Local tradition suggests some of the cash meant for Weath ended up being spent on McCanless' girlfriend. At any rate, when Weath's man appeared for the money, most of it was nowhere to be found.

When the day of reckoning arrived early in 1859, McCanless hastily sold or transferred most of his property to his brother and others and made some other arrangements. Then, on Jan. 6, he stopped by Jacob Rintels' store, where he had deposited as much of Weath's money as he did have, and took it. He told Rintels he was heading for Wilkes County.

Instead, McCanless rode only as far as Three Forks Baptist Church. Unseen, he doubled back and rode hard for Shull's Mill. There a woman (guess who?) was waiting for him. They rode together over the mountains to Johnson City, sold their horses and boarded a train for the West.

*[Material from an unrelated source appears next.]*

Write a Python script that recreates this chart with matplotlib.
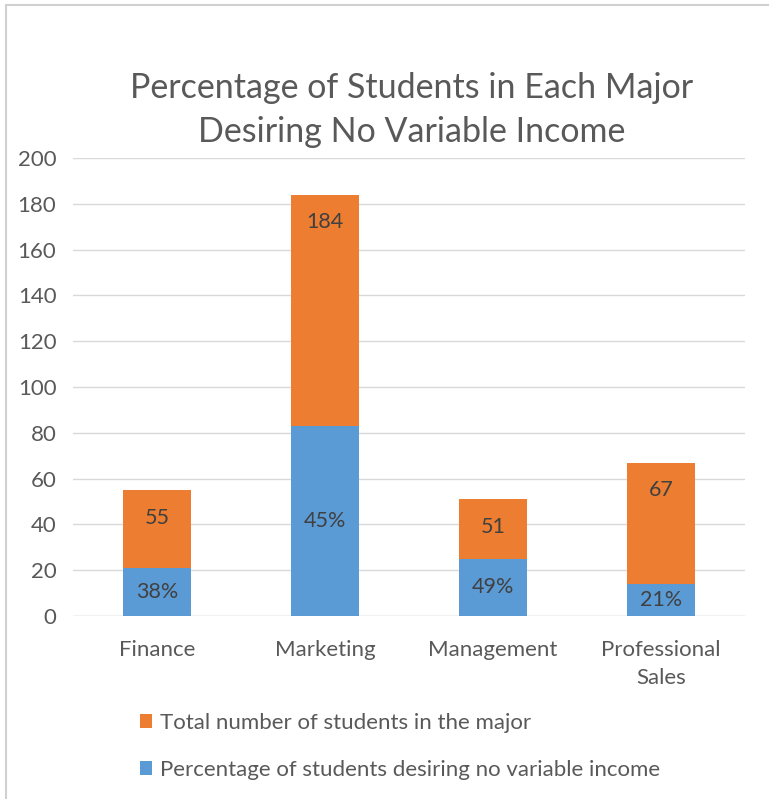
import matplotlib.pyplot as plt
from matplotlib.patches import Patch

majors = ["Finance", "Marketing", "Management", "Professional\nSales"]
total_students = [55, 184, 51, 67]
pct_no_variable = [38, 45, 49, 21]

orange = "#ED7D31"
blue = "#5B9BD5"
text_gray = "#595959"
label_gray = "#404040"

plt.rcParams["font.family"] = ["Lato", "DejaVu Sans"]

fig = plt.figure(figsize=(7.69, 7.99), dpi=100)
ax = fig.add_axes([73 / 769, 1 - 616 / 799, 672 / 769, 458 / 799])

x = list(range(len(majors)))
blue_heights = [t * p / 100 for t, p in zip(total_students, pct_no_variable)]

ax.bar(x, total_students, width=0.4, color=orange, zorder=2)
ax.bar(x, blue_heights, width=0.4, color=blue, zorder=3)

for xi, t, b, p in zip(x, total_students, blue_heights, pct_no_variable):
    # total count sits just inside the top of the orange bar
    ax.annotate(f"{t}", xy=(xi, t), xytext=(0, -20), textcoords="offset points",
                ha="center", va="center", fontsize=15.5, color=label_gray, zorder=4)
    # percentage is centred in the blue bar
    ax.text(xi, b / 2, f"{p}%", ha="center", va="center",
            fontsize=15.5, color=label_gray, zorder=4)

ax.set_xlim(-0.5, 3.5)
ax.set_ylim(0, 200)
ax.set_yticks(range(0, 201, 20))
ax.set_xticks(x)
ax.set_xticklabels(majors, fontsize=16, color=text_gray, linespacing=1.5)
ax.tick_params(axis="y", labelsize=16, labelcolor=text_gray, length=0, pad=12)
ax.tick_params(axis="x", length=0, pad=17)
ax.grid(axis="y", color="#D9D9D9", linewidth=1, zorder=0)
for s in ax.spines.values():
    s.set_visible(False)
ax.axhline(0, color="#D9D9D9", linewidth=1, zorder=1)

fig.text(412 / 769, 1 - 110 / 799,
         "Percentage of Students in Each Major\nDesiring No Variable Income",
         ha="center", va="center", fontsize=24.5, color=text_gray, linespacing=1.5)

handles = [Patch(facecolor=orange, label="Total number of students in the major"),
           Patch(facecolor=blue, label="Percentage of students desiring no variable income")]
fig.legend(handles=handles, loc="upper left", bbox_to_anchor=(120 / 769, 1 - 693 / 799),
           frameon=False, fontsize=16, labelcolor=text_gray, handlelength=0.55,
           handleheight=0.55, handletextpad=0.35, labelspacing=1.2)

# thin light frame around the chart area
frame = plt.Rectangle((6 / 769, -0.01), 1.02, 1 - 5 / 799 + 0.01, transform=fig.transFigure,
                      fill=False, edgecolor="#D0D0D0", linewidth=1.5)
fig.patches.append(frame)

fig.savefig("out.png", dpi=100, facecolor="white")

There's one detail in this we forgot to mention: McCanless was married and had a family. Acting on their behalf, his brother J.L. traveled west, found him, then returned and collected most of the McCanless family and went back to a new home in Kansas.

You might have thought all these troubles would have convinced Colb to settle down. Wrong. Kansas was a wild place in those days, torn by the tensions that would soon plunge the country into the Civil War. When war came, Colb organized a group called the McCanless Gang. They supposedly captured horses for the Confederacy; actually, they were just rustlers.

On Dec. 16, 1861, the McCanless Gang attacked a small cabin at Rock Creek, Kan., some 50 miles west of Topeka. It was evidently used as a station on a stage line. Inside, there was probably quite a bit of money. The 10 members of the McCanless Gang never found out. That was because also inside that dirt and thatch cabin was one of the stage line's guards and a few of his friends.

He wore his blond hair long, and had cold blue eyes. Most people in the West didn't know him yet, but soon people would be calling James Butler Hickok "Wild Bill." When the shooting was over, eight of the McCanless Gang, including Colb, lay dead.